2.5. Datenqualitätsmanagement als kontinuierlicher Prozess
- Datenqualitäts-Metriken: Regelmäßige Messung von Zuordnungsfehlern (z. B. Fehlerrate pro 1.000 Transaktionen) und Ableitung von Verbesserungsmaßnahmen. Beispiel: Ein Dashboard zeigt die häufigsten Fehlerquellen (z. B. falsche Materialnummern) und priorisiert Schulungen oder Systemanpassungen.
- Stammdatenpflege als Shared Service: Zentralisierung der Stammdatenverwaltung (z. B. in einem Master Data Management-System) reduziert Inkonsistenzen durch dezentrale Eingaben. Beispiel: Ein einziges Team ist für die Pflege von Lieferantenstammdaten verantwortlich, während Fachabteilungen nur lesenden Zugriff haben.

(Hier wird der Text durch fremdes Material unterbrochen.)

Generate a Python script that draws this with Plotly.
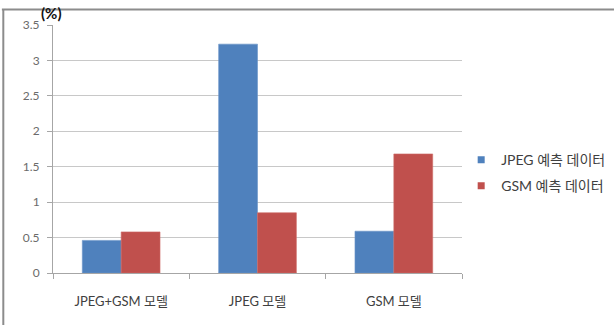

2.6. Schulung und organisatorische Verantwortung
- Prozessspezifische Schulungen: Mitarbeiter müssen die Auswirkungen von Zuordnungsfehlern auf nachgelagerte Prozesse verstehen. Beispiel: Schulungen für Einkäufer zeigen, wie falsche Lieferantenstammdaten zu Rechnungsfehlern und Zahlungsverzögerungen führen.

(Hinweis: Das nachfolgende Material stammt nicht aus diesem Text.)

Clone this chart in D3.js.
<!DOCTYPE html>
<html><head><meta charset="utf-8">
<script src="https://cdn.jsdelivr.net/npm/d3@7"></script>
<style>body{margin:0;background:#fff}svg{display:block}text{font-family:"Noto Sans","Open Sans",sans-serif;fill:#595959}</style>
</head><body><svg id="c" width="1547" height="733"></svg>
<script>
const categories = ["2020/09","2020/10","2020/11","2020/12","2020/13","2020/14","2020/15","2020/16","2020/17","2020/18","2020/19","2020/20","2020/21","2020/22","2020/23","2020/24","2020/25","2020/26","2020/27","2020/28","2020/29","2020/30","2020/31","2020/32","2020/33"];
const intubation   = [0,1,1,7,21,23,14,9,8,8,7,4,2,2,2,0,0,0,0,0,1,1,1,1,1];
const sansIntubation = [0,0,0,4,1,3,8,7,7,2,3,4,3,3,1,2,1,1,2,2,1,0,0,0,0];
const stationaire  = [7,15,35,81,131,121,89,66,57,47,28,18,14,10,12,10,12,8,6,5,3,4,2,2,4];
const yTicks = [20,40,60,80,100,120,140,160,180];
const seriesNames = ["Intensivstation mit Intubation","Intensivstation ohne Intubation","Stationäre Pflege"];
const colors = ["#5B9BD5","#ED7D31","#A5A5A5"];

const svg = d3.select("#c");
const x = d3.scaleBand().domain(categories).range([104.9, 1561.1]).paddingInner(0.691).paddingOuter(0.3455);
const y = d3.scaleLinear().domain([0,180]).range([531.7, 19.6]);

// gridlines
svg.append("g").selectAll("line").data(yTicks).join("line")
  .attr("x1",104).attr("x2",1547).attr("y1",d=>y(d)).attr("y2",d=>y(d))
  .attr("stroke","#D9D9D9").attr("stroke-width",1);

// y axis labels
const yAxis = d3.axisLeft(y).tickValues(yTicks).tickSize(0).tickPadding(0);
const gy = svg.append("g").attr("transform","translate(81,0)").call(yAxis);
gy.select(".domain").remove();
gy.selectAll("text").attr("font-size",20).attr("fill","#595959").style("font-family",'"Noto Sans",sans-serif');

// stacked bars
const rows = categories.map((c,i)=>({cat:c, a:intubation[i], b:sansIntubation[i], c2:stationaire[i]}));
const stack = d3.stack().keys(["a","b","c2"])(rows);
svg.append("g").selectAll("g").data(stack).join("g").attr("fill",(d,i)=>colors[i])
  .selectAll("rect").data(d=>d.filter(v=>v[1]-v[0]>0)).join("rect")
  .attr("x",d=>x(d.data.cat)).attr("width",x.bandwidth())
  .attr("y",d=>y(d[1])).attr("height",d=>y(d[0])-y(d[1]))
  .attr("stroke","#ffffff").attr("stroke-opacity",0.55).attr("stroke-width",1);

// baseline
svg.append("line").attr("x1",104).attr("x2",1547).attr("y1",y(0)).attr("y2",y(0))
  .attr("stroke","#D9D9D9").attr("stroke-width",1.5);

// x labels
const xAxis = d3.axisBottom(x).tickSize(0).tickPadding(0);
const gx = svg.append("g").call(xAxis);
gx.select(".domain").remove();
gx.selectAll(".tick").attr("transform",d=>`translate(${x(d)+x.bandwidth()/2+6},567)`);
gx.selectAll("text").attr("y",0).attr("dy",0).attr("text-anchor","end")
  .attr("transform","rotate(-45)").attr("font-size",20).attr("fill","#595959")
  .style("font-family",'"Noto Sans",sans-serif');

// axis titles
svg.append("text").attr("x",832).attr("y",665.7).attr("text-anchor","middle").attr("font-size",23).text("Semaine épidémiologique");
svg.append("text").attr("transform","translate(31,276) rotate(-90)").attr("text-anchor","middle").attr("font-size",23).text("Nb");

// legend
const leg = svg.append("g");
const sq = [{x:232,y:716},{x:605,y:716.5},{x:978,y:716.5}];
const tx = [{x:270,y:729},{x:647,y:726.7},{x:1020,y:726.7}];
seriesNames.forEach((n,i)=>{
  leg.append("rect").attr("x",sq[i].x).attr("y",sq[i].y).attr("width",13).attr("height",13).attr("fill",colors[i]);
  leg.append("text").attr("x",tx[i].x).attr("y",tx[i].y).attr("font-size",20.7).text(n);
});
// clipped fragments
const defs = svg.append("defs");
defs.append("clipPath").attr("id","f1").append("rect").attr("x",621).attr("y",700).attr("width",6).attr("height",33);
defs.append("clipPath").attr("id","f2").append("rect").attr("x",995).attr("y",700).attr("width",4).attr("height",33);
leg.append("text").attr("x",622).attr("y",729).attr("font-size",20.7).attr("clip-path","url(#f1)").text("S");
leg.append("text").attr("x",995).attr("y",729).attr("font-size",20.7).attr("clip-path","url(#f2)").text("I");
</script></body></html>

- Klare Verantwortlichkeiten: Definition von Daten-Ownern (z. B. für Materialstammdaten, Kundenstammdaten), die für die Qualität ihrer Datenbereiche haften. Beispiel: Der Einkauf ist für die Richtigkeit von Lieferantenstammdaten verantwortlich, die Logistik für Lagerortzuordnungen.

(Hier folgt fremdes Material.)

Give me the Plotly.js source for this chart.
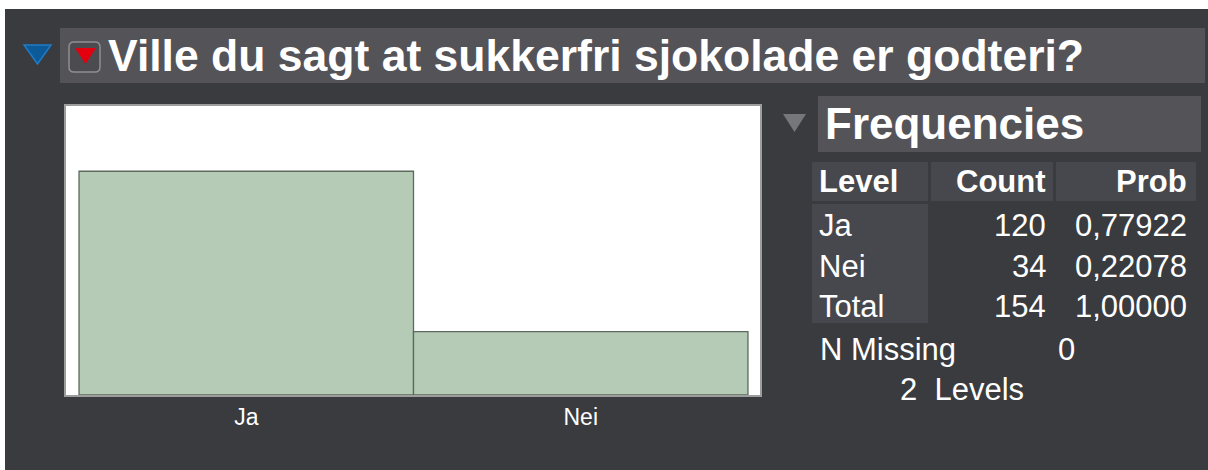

3. Fazit: Resilienz durch Systematik und Automatisierung
Sequenzielle Abhängigkeiten in Zuordnungsprüfungen bergen ein hohes Risiko für kaskadierende Fehler, die Lieferketten destabilisieren können. Die Resilienz lässt sich jedoch durch eine Kombination aus technischen, prozessualen und organisatorischen Maßnahmen signifikant erhöhen:
- Entkopplung kritischer Prüfschritte,
- Automatisierung von Validierungen,
- Redundante Kontrollen und
- kontinuierliches Datenqualitätsmanagement.
Unternehmen, die diese Hebel konsequent umsetzen, reduzieren nicht nur Fehlerkosten, sondern steigern auch die Reaktionsgeschwindigkeit bei Störungen – ein entscheidender Wettbewerbsfaktor in komplexen Lieferketten.